* DO THIS: Exclude the pictures and reproduce the remaining data exactly as written.

○ ○ ○ ○ ○ ○ ○

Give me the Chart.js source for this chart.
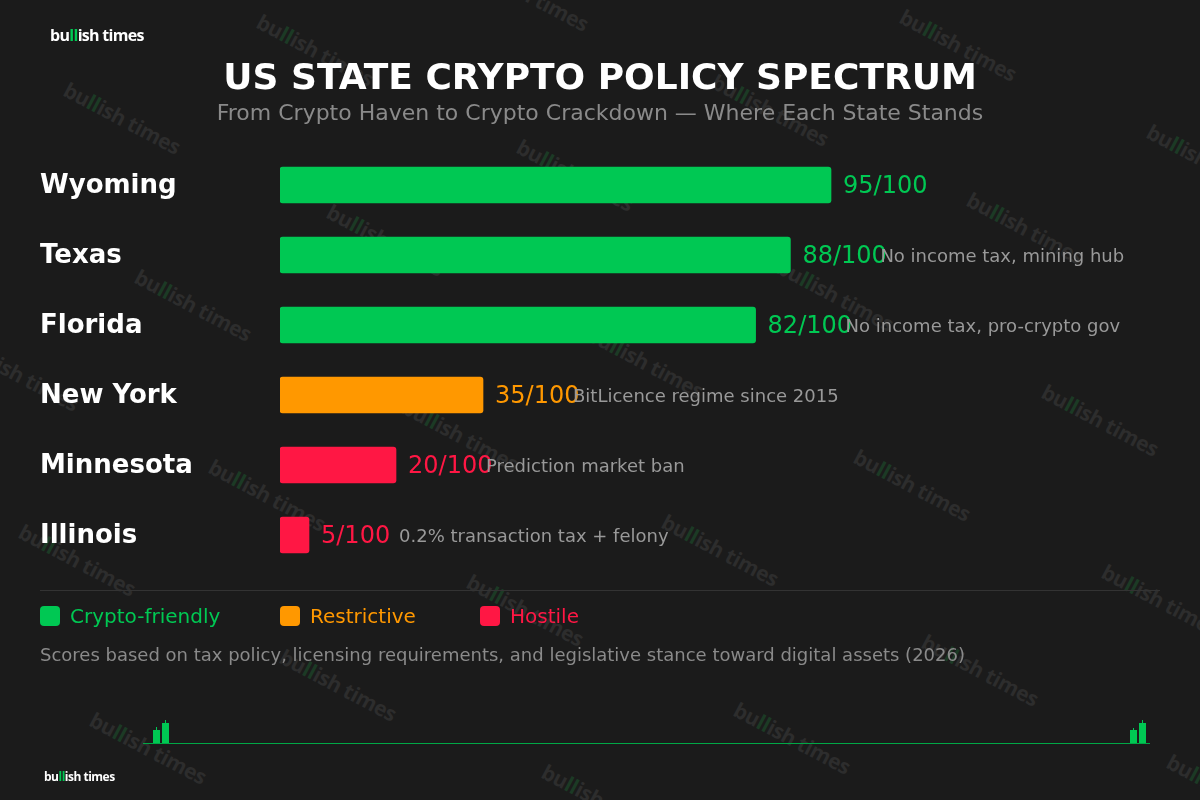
<!DOCTYPE html>
<html>
<head>
<meta charset="utf-8">
<script src="https://cdn.jsdelivr.net/npm/chart.js@4.4.1/dist/chart.umd.min.js"></script>
<style>
  html, body { margin: 0; padding: 0; }
  body { width: 1200px; height: 800px; background: #1b1b1b; position: relative; overflow: hidden; font-family: 'DejaVu Sans', sans-serif; }
  #wm { position: absolute; left: 0; top: 0; width: 1200px; height: 800px; }
  .wm { position: absolute; font-family: 'Open Sans', sans-serif; font-weight: bold; font-size: 21px; color: #2d2d2d; letter-spacing: -0.5px; white-space: nowrap; transform-origin: center center; }
  .wm .ll { color: #1c3a25; }
  #chart { position: absolute; left: 0; top: 0; }
  .logo { position: absolute; font-family: 'Open Sans', sans-serif; font-weight: bold; color: #fff; letter-spacing: -0.7px; white-space: nowrap; }
  .logo .ll { color: #00c853; }
  .title { position: absolute; left: 0; width: 1200px; text-align: center; white-space: nowrap; }
  .legend { position: absolute; top: 606px; height: 20px; display: flex; align-items: center; font-size: 20px; }
  .legend i { display: inline-block; width: 20px; height: 20px; border-radius: 4px; margin-right: 10px; }
  .note { position: absolute; left: 40px; top: 645px; font-size: 18px; color: #8a8a8a; line-height: 20px; white-space: nowrap; }
  .rule { position: absolute; left: 40px; top: 590px; width: 1120px; height: 1px; background: #333; }
  .base { position: absolute; left: 143px; top: 743px; width: 1007px; height: 1px; background: #00a846; }
  .candle { position: absolute; background: #00c853; }
</style>
</head>
<body>
<div id="wm"></div>
<canvas id="chart" width="1200" height="800"></canvas>

<div class="logo" style="left:50px; top:24px; font-size:16px; line-height:22px;">bu<span class="ll">ll</span>ish times</div>
<div class="title" style="top:57px; font-size:36px; line-height:40px; font-weight:bold; color:#fff;">US STATE CRYPTO POLICY SPECTRUM</div>
<div class="title" style="top:101px; font-size:22px; line-height:24px; color:#8a8a8a;">From Crypto Haven to Crypto Crackdown — Where Each State Stands</div>

<div class="rule"></div>
<div class="legend" style="left:40px; color:#00c853;"><i style="background:#00c853"></i>Crypto-friendly</div>
<div class="legend" style="left:280px; color:#ff9800;"><i style="background:#ff9800"></i>Restrictive</div>
<div class="legend" style="left:480px; color:#ff1744;"><i style="background:#ff1744"></i>Hostile</div>
<div class="note">Scores based on tax policy, licensing requirements, and legislative stance toward digital assets (2026)</div>

<div class="base"></div>
<div class="candle" style="left:156px; top:727px; width:1px; height:4px;"></div>
<div class="candle" style="left:153px; top:730px; width:7px; height:13px;"></div>
<div class="candle" style="left:165px; top:720px; width:1px; height:4px;"></div>
<div class="candle" style="left:162px; top:723px; width:7px; height:20px;"></div>
<div class="candle" style="left:1133px; top:728px; width:1px; height:3px;"></div>
<div class="candle" style="left:1130px; top:730px; width:7px; height:13px;"></div>
<div class="candle" style="left:1142px; top:720px; width:1px; height:4px;"></div>
<div class="candle" style="left:1139px; top:723px; width:7px; height:20px;"></div>

<div class="logo" style="left:44px; top:769px; font-size:12px; line-height:16px; letter-spacing:-0.5px;">bu<span class="ll">ll</span>ish times</div>

<script>
// data
const states = ['Wyoming', 'Texas', 'Florida', 'New York', 'Minnesota', 'Illinois'];
const scores = [95, 88, 82, 35, 20, 5];
const tiers = ['friendly', 'friendly', 'friendly', 'restrictive', 'hostile', 'hostile'];
const notes = ['', 'No income tax, mining hub', 'No income tax, pro-crypto gov', 'BitLicence regime since 2015', 'Prediction market ban', '0.2% transaction tax + felony'];
const maxScore = 100;

const tierColors = { friendly: '#00c853', restrictive: '#ff9800', hostile: '#ff1744' };

// watermark centres
const marks = [
  [122, 118], [315, 50], [530, -5], [958, 45], [1205, 160], [770, 110],
  [575, 175], [1025, 228], [385, 240], [193, 305], [835, 295], [645, 362],
  [20, 375], [1100, 420], [460, 435], [912, 485], [267, 495], [720, 550],
  [77, 560], [1160, 600], [525, 610], [980, 670], [338, 685], [148, 748],
  [792, 738], [600, 800], [1225, 790]
];
const wm = document.getElementById('wm');
marks.forEach(function (m) {
  const d = document.createElement('div');
  d.className = 'wm';
  d.innerHTML = 'bu<span class="ll">ll</span>ish times';
  wm.appendChild(d);
  d.style.left = (m[0] - d.offsetWidth / 2) + 'px';
  d.style.top = (m[1] - d.offsetHeight / 2) + 'px';
  d.style.transform = 'rotate(28deg)';
});

const valueLabels = {
  id: 'valueLabels',
  afterDatasetsDraw(chart) {
    const ctx = chart.ctx;
    const meta = chart.getDatasetMeta(0);
    ctx.save();
    ctx.textBaseline = 'middle';
    ctx.textAlign = 'left';
    meta.data.forEach(function (bar, i) {
      ctx.fillStyle = tierColors[tiers[i]];
      ctx.font = '24px "DejaVu Sans"';
      ctx.fillText(scores[i] + '/' + maxScore, bar.x + 12, bar.y + 2);
      if (notes[i]) {
        ctx.fillStyle = '#999999';
        ctx.font = '18px "DejaVu Sans"';
        ctx.fillText(notes[i], bar.x + 90, bar.y + 2);
      }
    });
    ctx.restore();
  }
};

const ctx = document.getElementById('chart').getContext('2d');
const chart = new Chart(ctx, {
  type: 'bar',
  data: {
    labels: states,
    datasets: [{
      data: scores,
      backgroundColor: tiers.map(t => tierColors[t]),
      barThickness: 36,
      borderRadius: 3,
      borderSkipped: false
    }]
  },
  options: {
    indexAxis: 'y',
    responsive: false,
    animation: false,
    layout: { padding: { left: 40, right: 340, top: 150, bottom: 230 } },
    plugins: {
      legend: { display: false },
      tooltip: { enabled: false }
    },
    scales: {
      x: { display: false, min: 0, max: maxScore },
      y: {
        grid: { display: false },
        border: { display: false },
        ticks: {
          color: '#ffffff',
          crossAlign: 'far',
          padding: 0,
          labelOffset: 1,
          font: { family: 'DejaVu Sans', size: 26, weight: 'bold' }
        },
        afterFit: function (scale) { scale.width = 240; }
      }
    }
  },
  plugins: [valueLabels]
});
</script>
</body>
</html>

○ ○ ○ ○ ○ ○ ○

* RESPONSE TO THIS EXERCISE:
Give me the Chart.js source for this chart.
<!DOCTYPE html>
<html>
<head>
<meta charset="utf-8">
<script src="https://cdn.jsdelivr.net/npm/chart.js@4.4.1/dist/chart.umd.min.js"></script>
<style>
  html, body { margin: 0; padding: 0; }
  body { width: 1200px; height: 800px; background: #1b1b1b; position: relative; overflow: hidden; font-family: 'DejaVu Sans', sans-serif; }
  #wm { position: absolute; left: 0; top: 0; width: 1200px; height: 800px; }
  .wm { position: absolute; font-family: 'Open Sans', sans-serif; font-weight: bold; font-size: 21px; color: #2d2d2d; letter-spacing: -0.5px; white-space: nowrap; transform-origin: center center; }
  .wm .ll { color: #1c3a25; }
  #chart { position: absolute; left: 0; top: 0; }
  .logo { position: absolute; font-family: 'Open Sans', sans-serif; font-weight: bold; color: #fff; letter-spacing: -0.7px; white-space: nowrap; }
  .logo .ll { color: #00c853; }
  .title { position: absolute; left: 0; width: 1200px; text-align: center; white-space: nowrap; }
  .legend { position: absolute; top: 606px; height: 20px; display: flex; align-items: center; font-size: 20px; }
  .legend i { display: inline-block; width: 20px; height: 20px; border-radius: 4px; margin-right: 10px; }
  .note { position: absolute; left: 40px; top: 645px; font-size: 18px; color: #8a8a8a; line-height: 20px; white-space: nowrap; }
  .rule { position: absolute; left: 40px; top: 590px; width: 1120px; height: 1px; background: #333; }
  .base { position: absolute; left: 143px; top: 743px; width: 1007px; height: 1px; background: #00a846; }
  .candle { position: absolute; background: #00c853; }
</style>
</head>
<body>
<div id="wm"></div>
<canvas id="chart" width="1200" height="800"></canvas>

<div class="logo" style="left:50px; top:24px; font-size:16px; line-height:22px;">bu<span class="ll">ll</span>ish times</div>
<div class="title" style="top:57px; font-size:36px; line-height:40px; font-weight:bold; color:#fff;">US STATE CRYPTO POLICY SPECTRUM</div>
<div class="title" style="top:101px; font-size:22px; line-height:24px; color:#8a8a8a;">From Crypto Haven to Crypto Crackdown — Where Each State Stands</div>

<div class="rule"></div>
<div class="legend" style="left:40px; color:#00c853;"><i style="background:#00c853"></i>Crypto-friendly</div>
<div class="legend" style="left:280px; color:#ff9800;"><i style="background:#ff9800"></i>Restrictive</div>
<div class="legend" style="left:480px; color:#ff1744;"><i style="background:#ff1744"></i>Hostile</div>
<div class="note">Scores based on tax policy, licensing requirements, and legislative stance toward digital assets (2026)</div>

<div class="base"></div>
<div class="candle" style="left:156px; top:727px; width:1px; height:4px;"></div>
<div class="candle" style="left:153px; top:730px; width:7px; height:13px;"></div>
<div class="candle" style="left:165px; top:720px; width:1px; height:4px;"></div>
<div class="candle" style="left:162px; top:723px; width:7px; height:20px;"></div>
<div class="candle" style="left:1133px; top:728px; width:1px; height:3px;"></div>
<div class="candle" style="left:1130px; top:730px; width:7px; height:13px;"></div>
<div class="candle" style="left:1142px; top:720px; width:1px; height:4px;"></div>
<div class="candle" style="left:1139px; top:723px; width:7px; height:20px;"></div>

<div class="logo" style="left:44px; top:769px; font-size:12px; line-height:16px; letter-spacing:-0.5px;">bu<span class="ll">ll</span>ish times</div>

<script>
// data
const states = ['Wyoming', 'Texas', 'Florida', 'New York', 'Minnesota', 'Illinois'];
const scores = [95, 88, 82, 35, 20, 5];
const tiers = ['friendly', 'friendly', 'friendly', 'restrictive', 'hostile', 'hostile'];
const notes = ['', 'No income tax, mining hub', 'No income tax, pro-crypto gov', 'BitLicence regime since 2015', 'Prediction market ban', '0.2% transaction tax + felony'];
const maxScore = 100;

const tierColors = { friendly: '#00c853', restrictive: '#ff9800', hostile: '#ff1744' };

// watermark centres
const marks = [
  [122, 118], [315, 50], [530, -5], [958, 45], [1205, 160], [770, 110],
  [575, 175], [1025, 228], [385, 240], [193, 305], [835, 295], [645, 362],
  [20, 375], [1100, 420], [460, 435], [912, 485], [267, 495], [720, 550],
  [77, 560], [1160, 600], [525, 610], [980, 670], [338, 685], [148, 748],
  [792, 738], [600, 800], [1225, 790]
];
const wm = document.getElementById('wm');
marks.forEach(function (m) {
  const d = document.createElement('div');
  d.className = 'wm';
  d.innerHTML = 'bu<span class="ll">ll</span>ish times';
  wm.appendChild(d);
  d.style.left = (m[0] - d.offsetWidth / 2) + 'px';
  d.style.top = (m[1] - d.offsetHeight / 2) + 'px';
  d.style.transform = 'rotate(28deg)';
});

const valueLabels = {
  id: 'valueLabels',
  afterDatasetsDraw(chart) {
    const ctx = chart.ctx;
    const meta = chart.getDatasetMeta(0);
    ctx.save();
    ctx.textBaseline = 'middle';
    ctx.textAlign = 'left';
    meta.data.forEach(function (bar, i) {
      ctx.fillStyle = tierColors[tiers[i]];
      ctx.font = '24px "DejaVu Sans"';
      ctx.fillText(scores[i] + '/' + maxScore, bar.x + 12, bar.y + 2);
      if (notes[i]) {
        ctx.fillStyle = '#999999';
        ctx.font = '18px "DejaVu Sans"';
        ctx.fillText(notes[i], bar.x + 90, bar.y + 2);
      }
    });
    ctx.restore();
  }
};

const ctx = document.getElementById('chart').getContext('2d');
const chart = new Chart(ctx, {
  type: 'bar',
  data: {
    labels: states,
    datasets: [{
      data: scores,
      backgroundColor: tiers.map(t => tierColors[t]),
      barThickness: 36,
      borderRadius: 3,
      borderSkipped: false
    }]
  },
  options: {
    indexAxis: 'y',
    responsive: false,
    animation: false,
    layout: { padding: { left: 40, right: 340, top: 150, bottom: 230 } },
    plugins: {
      legend: { display: false },
      tooltip: { enabled: false }
    },
    scales: {
      x: { display: false, min: 0, max: maxScore },
      y: {
        grid: { display: false },
        border: { display: false },
        ticks: {
          color: '#ffffff',
          crossAlign: 'far',
          padding: 0,
          labelOffset: 1,
          font: { family: 'DejaVu Sans', size: 26, weight: 'bold' }
        },
        afterFit: function (scale) { scale.width = 240; }
      }
    }
  },
  plugins: [valueLabels]
});
</script>
</body>
</html>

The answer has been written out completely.